BEGIN Supplied information

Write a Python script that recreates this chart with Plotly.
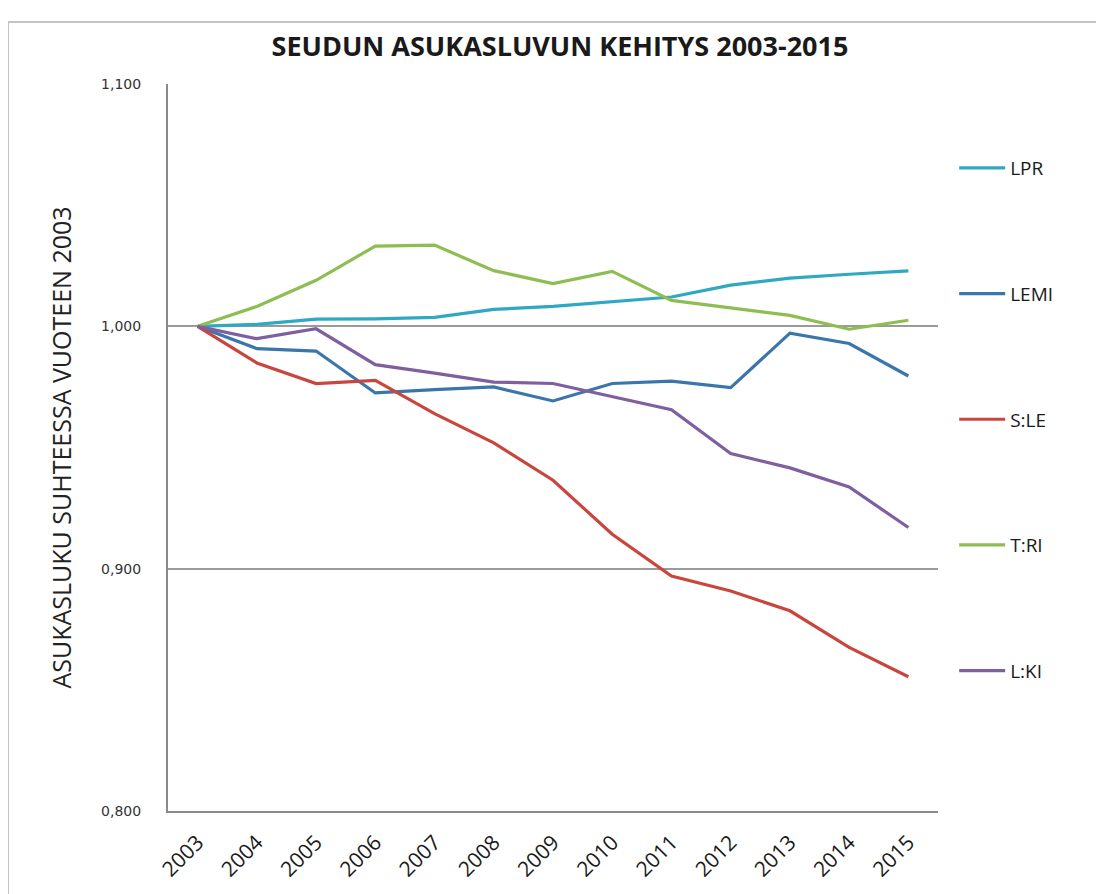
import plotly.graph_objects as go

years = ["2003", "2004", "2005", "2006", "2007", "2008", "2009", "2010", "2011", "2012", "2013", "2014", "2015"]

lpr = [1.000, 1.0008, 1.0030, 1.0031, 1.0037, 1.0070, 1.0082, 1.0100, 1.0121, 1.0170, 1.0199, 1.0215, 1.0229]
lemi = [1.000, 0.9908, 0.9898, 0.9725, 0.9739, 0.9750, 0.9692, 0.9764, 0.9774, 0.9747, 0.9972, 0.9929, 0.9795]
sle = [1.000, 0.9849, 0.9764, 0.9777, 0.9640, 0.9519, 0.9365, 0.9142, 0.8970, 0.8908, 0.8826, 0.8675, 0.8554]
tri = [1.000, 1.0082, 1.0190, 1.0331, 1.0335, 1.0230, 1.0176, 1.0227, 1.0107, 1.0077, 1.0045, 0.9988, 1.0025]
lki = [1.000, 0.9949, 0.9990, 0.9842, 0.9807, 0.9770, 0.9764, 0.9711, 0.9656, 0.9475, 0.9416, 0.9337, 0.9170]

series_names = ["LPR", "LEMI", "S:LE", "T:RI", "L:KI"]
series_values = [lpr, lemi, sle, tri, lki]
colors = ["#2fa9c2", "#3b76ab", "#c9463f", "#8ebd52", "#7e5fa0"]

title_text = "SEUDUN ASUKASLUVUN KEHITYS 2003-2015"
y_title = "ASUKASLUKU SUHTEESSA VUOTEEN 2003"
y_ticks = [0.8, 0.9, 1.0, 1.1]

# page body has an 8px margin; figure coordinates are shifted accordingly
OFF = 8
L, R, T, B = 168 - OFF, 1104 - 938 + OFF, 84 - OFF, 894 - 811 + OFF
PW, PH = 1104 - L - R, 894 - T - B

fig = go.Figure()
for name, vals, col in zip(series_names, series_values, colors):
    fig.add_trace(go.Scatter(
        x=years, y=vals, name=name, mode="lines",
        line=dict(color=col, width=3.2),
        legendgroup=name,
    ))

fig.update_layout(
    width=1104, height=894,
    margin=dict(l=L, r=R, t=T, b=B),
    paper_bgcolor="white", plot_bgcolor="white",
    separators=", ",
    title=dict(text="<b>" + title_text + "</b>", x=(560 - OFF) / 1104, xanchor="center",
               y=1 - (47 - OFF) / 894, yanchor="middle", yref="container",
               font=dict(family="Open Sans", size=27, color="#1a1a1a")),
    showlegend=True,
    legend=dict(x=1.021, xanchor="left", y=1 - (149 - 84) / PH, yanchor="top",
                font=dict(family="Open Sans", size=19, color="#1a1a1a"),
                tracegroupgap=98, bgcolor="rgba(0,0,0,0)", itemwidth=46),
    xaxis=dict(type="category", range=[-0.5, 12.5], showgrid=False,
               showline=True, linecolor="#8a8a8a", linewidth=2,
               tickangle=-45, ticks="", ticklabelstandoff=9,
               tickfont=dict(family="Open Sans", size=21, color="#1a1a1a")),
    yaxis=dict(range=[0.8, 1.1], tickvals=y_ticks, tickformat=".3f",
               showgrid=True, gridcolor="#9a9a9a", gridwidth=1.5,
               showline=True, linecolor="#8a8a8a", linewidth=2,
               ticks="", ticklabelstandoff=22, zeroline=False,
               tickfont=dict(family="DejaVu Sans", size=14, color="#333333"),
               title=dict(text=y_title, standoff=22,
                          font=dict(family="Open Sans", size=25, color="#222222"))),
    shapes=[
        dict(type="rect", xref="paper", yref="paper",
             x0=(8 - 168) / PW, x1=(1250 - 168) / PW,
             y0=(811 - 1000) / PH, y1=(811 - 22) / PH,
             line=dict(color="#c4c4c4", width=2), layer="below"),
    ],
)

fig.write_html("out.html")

END Supplied information

## Written task
Set down the material above as is, without any pictures.

## Full output
Write a Python script that recreates this chart with Plotly.
import plotly.graph_objects as go

years = ["2003", "2004", "2005", "2006", "2007", "2008", "2009", "2010", "2011", "2012", "2013", "2014", "2015"]

lpr = [1.000, 1.0008, 1.0030, 1.0031, 1.0037, 1.0070, 1.0082, 1.0100, 1.0121, 1.0170, 1.0199, 1.0215, 1.0229]
lemi = [1.000, 0.9908, 0.9898, 0.9725, 0.9739, 0.9750, 0.9692, 0.9764, 0.9774, 0.9747, 0.9972, 0.9929, 0.9795]
sle = [1.000, 0.9849, 0.9764, 0.9777, 0.9640, 0.9519, 0.9365, 0.9142, 0.8970, 0.8908, 0.8826, 0.8675, 0.8554]
tri = [1.000, 1.0082, 1.0190, 1.0331, 1.0335, 1.0230, 1.0176, 1.0227, 1.0107, 1.0077, 1.0045, 0.9988, 1.0025]
lki = [1.000, 0.9949, 0.9990, 0.9842, 0.9807, 0.9770, 0.9764, 0.9711, 0.9656, 0.9475, 0.9416, 0.9337, 0.9170]

series_names = ["LPR", "LEMI", "S:LE", "T:RI", "L:KI"]
series_values = [lpr, lemi, sle, tri, lki]
colors = ["#2fa9c2", "#3b76ab", "#c9463f", "#8ebd52", "#7e5fa0"]

title_text = "SEUDUN ASUKASLUVUN KEHITYS 2003-2015"
y_title = "ASUKASLUKU SUHTEESSA VUOTEEN 2003"
y_ticks = [0.8, 0.9, 1.0, 1.1]

# page body has an 8px margin; figure coordinates are shifted accordingly
OFF = 8
L, R, T, B = 168 - OFF, 1104 - 938 + OFF, 84 - OFF, 894 - 811 + OFF
PW, PH = 1104 - L - R, 894 - T - B

fig = go.Figure()
for name, vals, col in zip(series_names, series_values, colors):
    fig.add_trace(go.Scatter(
        x=years, y=vals, name=name, mode="lines",
        line=dict(color=col, width=3.2),
        legendgroup=name,
    ))

fig.update_layout(
    width=1104, height=894,
    margin=dict(l=L, r=R, t=T, b=B),
    paper_bgcolor="white", plot_bgcolor="white",
    separators=", ",
    title=dict(text="<b>" + title_text + "</b>", x=(560 - OFF) / 1104, xanchor="center",
               y=1 - (47 - OFF) / 894, yanchor="middle", yref="container",
               font=dict(family="Open Sans", size=27, color="#1a1a1a")),
    showlegend=True,
    legend=dict(x=1.021, xanchor="left", y=1 - (149 - 84) / PH, yanchor="top",
                font=dict(family="Open Sans", size=19, color="#1a1a1a"),
                tracegroupgap=98, bgcolor="rgba(0,0,0,0)", itemwidth=46),
    xaxis=dict(type="category", range=[-0.5, 12.5], showgrid=False,
               showline=True, linecolor="#8a8a8a", linewidth=2,
               tickangle=-45, ticks="", ticklabelstandoff=9,
               tickfont=dict(family="Open Sans", size=21, color="#1a1a1a")),
    yaxis=dict(range=[0.8, 1.1], tickvals=y_ticks, tickformat=".3f",
               showgrid=True, gridcolor="#9a9a9a", gridwidth=1.5,
               showline=True, linecolor="#8a8a8a", linewidth=2,
               ticks="", ticklabelstandoff=22, zeroline=False,
               tickfont=dict(family="DejaVu Sans", size=14, color="#333333"),
               title=dict(text=y_title, standoff=22,
                          font=dict(family="Open Sans", size=25, color="#222222"))),
    shapes=[
        dict(type="rect", xref="paper", yref="paper",
             x0=(8 - 168) / PW, x1=(1250 - 168) / PW,
             y0=(811 - 1000) / PH, y1=(811 - 22) / PH,
             line=dict(color="#c4c4c4", width=2), layer="below"),
    ],
)

fig.write_html("out.html")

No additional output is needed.